In several earlier contemplations were accidence, choice and fate contemplated as laws which (may) rule human life.1, 2, 3, 4, 5, 6, 7, 8 Fate, in the first contemplations mentioned as 'destiny', was equalled to dharma and choice to karma. Choice, or karma, was thereby divided in the phases of subjective cause, action, objective cause, objective effect, experience and subjective effect. Thereby it was indicated that although the causal side of that division usually takes place within one and the same incarnation the whole of choice or karma often takes place spread over more incarnations. Further in this series of contemplations was accidence related to matter, choice to consciousness and fate to spirit.

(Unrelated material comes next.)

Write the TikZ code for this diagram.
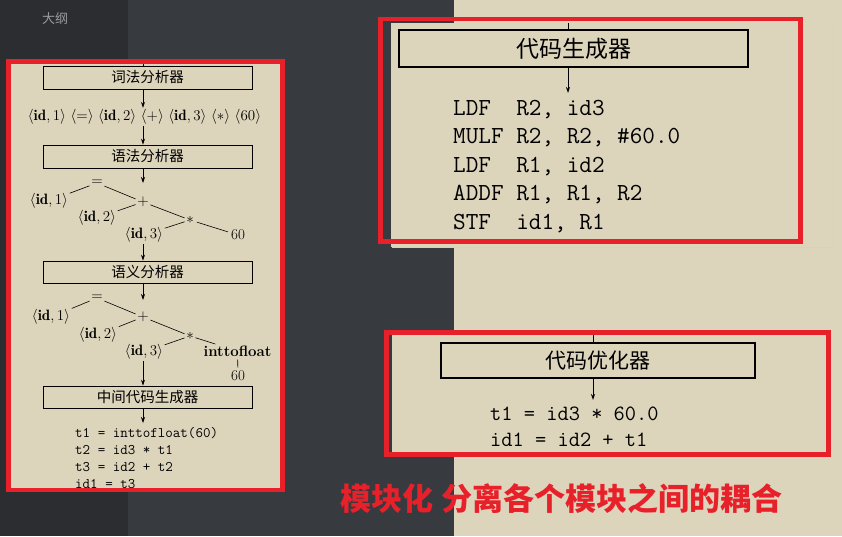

In a later contemplation the alpha, beta and gamma sciences were investigated.9 There it was found among other things that the alpha sciences [in English 'humanities'] at the level of the spirit ought to formulate abstract propositions through intuitive perception, that the beta sciences [in English 'natural sciences'] at the levels of nature and matter ought to formulate concrete propositions through sensuous perception and that the gamma sciences [in English 'social sciences'] at the levels of sociality and consciousness ought to formulate deductive and inductive middle propositions through logic perception.
When we then relate the above sciences to the threefold of accidence, choice and fate it can be stated that the alpha sciences ought to busy themselves with fate, the gamma sciences with choice and the beta sciences with accidence.
It was in the regarded contemplation however stated that we presently live in a time where orientations are still dominantly materialistic. And it was sketched how so to speak these materialistic orientations draw the methods of the alpha and gamma sciences into the direction of the beta sciences. In this time the gamma sciences mainly use the beta methods and the alpha sciences mostly gamma methods.
For the subject of choice this means that this subject is mainly discussed from empiricism and from a materialistic vision of consciousness. The subjective cause of a choice is reduced to brain processes, the action to neurological processes and the objective cause to effect. The relation of these three to each other we see for instance worked out in the NLP movements (whereby 'NLP' stands for 'Neuro-Linguistic Programming'),10 in which it is tried to neuro-cerebrally program measurable success-effects. Thereby it is missed however that these success-effects usually are only objective causes within choice. For empiricism acknowledges only what can be perceived sensuously and acknowledges with that no reincarnation, wherewith thus the true effects within choice are mostly missed.
Now the research for the latter mentioned part of choice, the effects which work out mainly only after reincarnation, needs to be inspired from the alpha sciences. For reincarnation is eventually led from the spiritual destiny of the reincarnated consciousness. Choice as subject of the gamma sciences is presently discussed way too one-sidedly from the empiricism of the beta sciences. However the true gamma scientist, the true researcher of consciousness and choice, does not only draw from the propositions of the beta sciences but also from those of the alpha sciences. Therewith the true gamma scientist does thus not stick with NLP-ish theories and other malformed beta-conceptions of choice and consciousness.